— AVAILABLE DATA —

-------

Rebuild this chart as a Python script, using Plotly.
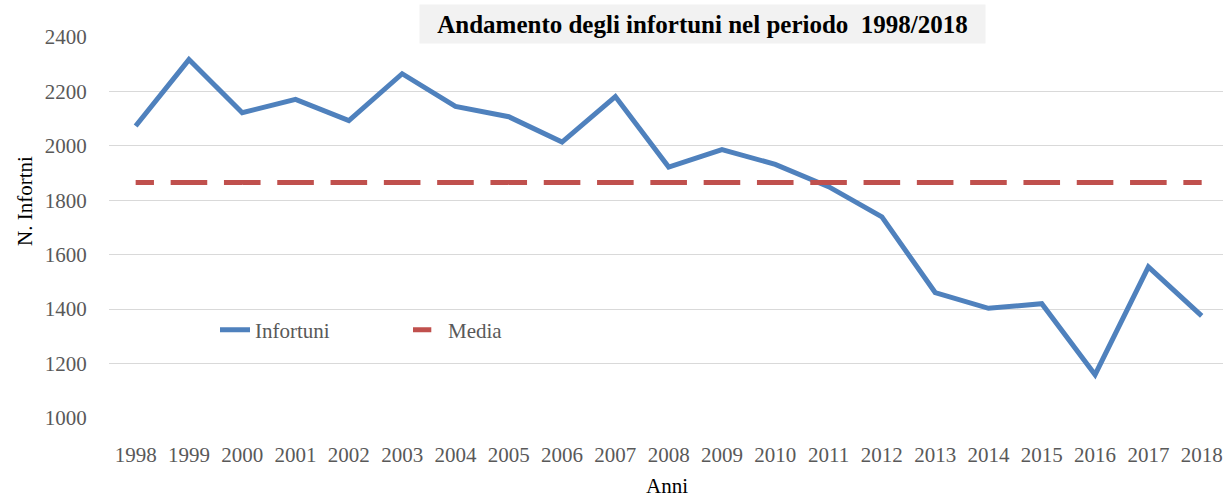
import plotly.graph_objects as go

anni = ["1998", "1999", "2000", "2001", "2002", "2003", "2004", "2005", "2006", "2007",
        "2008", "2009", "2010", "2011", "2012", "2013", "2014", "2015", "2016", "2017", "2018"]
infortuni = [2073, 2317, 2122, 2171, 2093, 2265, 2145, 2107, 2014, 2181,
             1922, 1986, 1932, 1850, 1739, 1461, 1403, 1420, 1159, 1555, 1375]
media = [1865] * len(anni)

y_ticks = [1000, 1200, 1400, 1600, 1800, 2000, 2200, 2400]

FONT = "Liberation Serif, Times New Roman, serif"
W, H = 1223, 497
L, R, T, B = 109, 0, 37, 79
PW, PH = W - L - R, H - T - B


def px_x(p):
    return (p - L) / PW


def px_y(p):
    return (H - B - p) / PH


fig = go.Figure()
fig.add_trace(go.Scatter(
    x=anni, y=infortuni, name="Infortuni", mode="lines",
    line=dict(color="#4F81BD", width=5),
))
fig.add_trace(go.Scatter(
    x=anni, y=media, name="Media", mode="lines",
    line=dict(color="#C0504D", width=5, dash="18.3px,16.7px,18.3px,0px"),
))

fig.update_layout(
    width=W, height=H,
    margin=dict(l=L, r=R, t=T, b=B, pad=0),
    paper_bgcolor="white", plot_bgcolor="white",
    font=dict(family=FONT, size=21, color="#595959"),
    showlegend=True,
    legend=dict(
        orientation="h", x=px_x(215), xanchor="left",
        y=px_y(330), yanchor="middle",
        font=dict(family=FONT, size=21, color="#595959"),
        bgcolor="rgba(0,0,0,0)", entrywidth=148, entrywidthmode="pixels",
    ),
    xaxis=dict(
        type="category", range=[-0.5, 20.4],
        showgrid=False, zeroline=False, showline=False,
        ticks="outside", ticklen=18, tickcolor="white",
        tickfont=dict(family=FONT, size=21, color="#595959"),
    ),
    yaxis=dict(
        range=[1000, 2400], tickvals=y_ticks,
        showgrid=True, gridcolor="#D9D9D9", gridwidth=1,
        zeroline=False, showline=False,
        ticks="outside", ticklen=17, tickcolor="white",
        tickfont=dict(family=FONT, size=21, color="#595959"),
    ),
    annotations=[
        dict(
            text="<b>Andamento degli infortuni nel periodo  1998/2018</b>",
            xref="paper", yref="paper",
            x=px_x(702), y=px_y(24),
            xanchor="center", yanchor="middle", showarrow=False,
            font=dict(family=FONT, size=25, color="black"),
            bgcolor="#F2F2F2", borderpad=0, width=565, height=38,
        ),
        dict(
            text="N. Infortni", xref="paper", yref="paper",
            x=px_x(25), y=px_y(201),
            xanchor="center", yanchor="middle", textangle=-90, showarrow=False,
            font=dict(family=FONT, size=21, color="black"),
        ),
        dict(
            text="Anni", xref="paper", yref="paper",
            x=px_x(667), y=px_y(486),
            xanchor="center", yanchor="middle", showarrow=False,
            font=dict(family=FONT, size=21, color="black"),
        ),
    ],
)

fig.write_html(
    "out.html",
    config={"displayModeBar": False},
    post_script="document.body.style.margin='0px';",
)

-------

— WHAT TO WORK ON —
Repeat the material above verbatim, with no pictures in the output.

— THE COMPLETED TASK —
Rebuild this chart as a Python script, using Plotly.
import plotly.graph_objects as go

anni = ["1998", "1999", "2000", "2001", "2002", "2003", "2004", "2005", "2006", "2007",
        "2008", "2009", "2010", "2011", "2012", "2013", "2014", "2015", "2016", "2017", "2018"]
infortuni = [2073, 2317, 2122, 2171, 2093, 2265, 2145, 2107, 2014, 2181,
             1922, 1986, 1932, 1850, 1739, 1461, 1403, 1420, 1159, 1555, 1375]
media = [1865] * len(anni)

y_ticks = [1000, 1200, 1400, 1600, 1800, 2000, 2200, 2400]

FONT = "Liberation Serif, Times New Roman, serif"
W, H = 1223, 497
L, R, T, B = 109, 0, 37, 79
PW, PH = W - L - R, H - T - B


def px_x(p):
    return (p - L) / PW


def px_y(p):
    return (H - B - p) / PH


fig = go.Figure()
fig.add_trace(go.Scatter(
    x=anni, y=infortuni, name="Infortuni", mode="lines",
    line=dict(color="#4F81BD", width=5),
))
fig.add_trace(go.Scatter(
    x=anni, y=media, name="Media", mode="lines",
    line=dict(color="#C0504D", width=5, dash="18.3px,16.7px,18.3px,0px"),
))

fig.update_layout(
    width=W, height=H,
    margin=dict(l=L, r=R, t=T, b=B, pad=0),
    paper_bgcolor="white", plot_bgcolor="white",
    font=dict(family=FONT, size=21, color="#595959"),
    showlegend=True,
    legend=dict(
        orientation="h", x=px_x(215), xanchor="left",
        y=px_y(330), yanchor="middle",
        font=dict(family=FONT, size=21, color="#595959"),
        bgcolor="rgba(0,0,0,0)", entrywidth=148, entrywidthmode="pixels",
    ),
    xaxis=dict(
        type="category", range=[-0.5, 20.4],
        showgrid=False, zeroline=False, showline=False,
        ticks="outside", ticklen=18, tickcolor="white",
        tickfont=dict(family=FONT, size=21, color="#595959"),
    ),
    yaxis=dict(
        range=[1000, 2400], tickvals=y_ticks,
        showgrid=True, gridcolor="#D9D9D9", gridwidth=1,
        zeroline=False, showline=False,
        ticks="outside", ticklen=17, tickcolor="white",
        tickfont=dict(family=FONT, size=21, color="#595959"),
    ),
    annotations=[
        dict(
            text="<b>Andamento degli infortuni nel periodo  1998/2018</b>",
            xref="paper", yref="paper",
            x=px_x(702), y=px_y(24),
            xanchor="center", yanchor="middle", showarrow=False,
            font=dict(family=FONT, size=25, color="black"),
            bgcolor="#F2F2F2", borderpad=0, width=565, height=38,
        ),
        dict(
            text="N. Infortni", xref="paper", yref="paper",
            x=px_x(25), y=px_y(201),
            xanchor="center", yanchor="middle", textangle=-90, showarrow=False,
            font=dict(family=FONT, size=21, color="black"),
        ),
        dict(
            text="Anni", xref="paper", yref="paper",
            x=px_x(667), y=px_y(486),
            xanchor="center", yanchor="middle", showarrow=False,
            font=dict(family=FONT, size=21, color="black"),
        ),
    ],
)

fig.write_html(
    "out.html",
    config={"displayModeBar": False},
    post_script="document.body.style.margin='0px';",
)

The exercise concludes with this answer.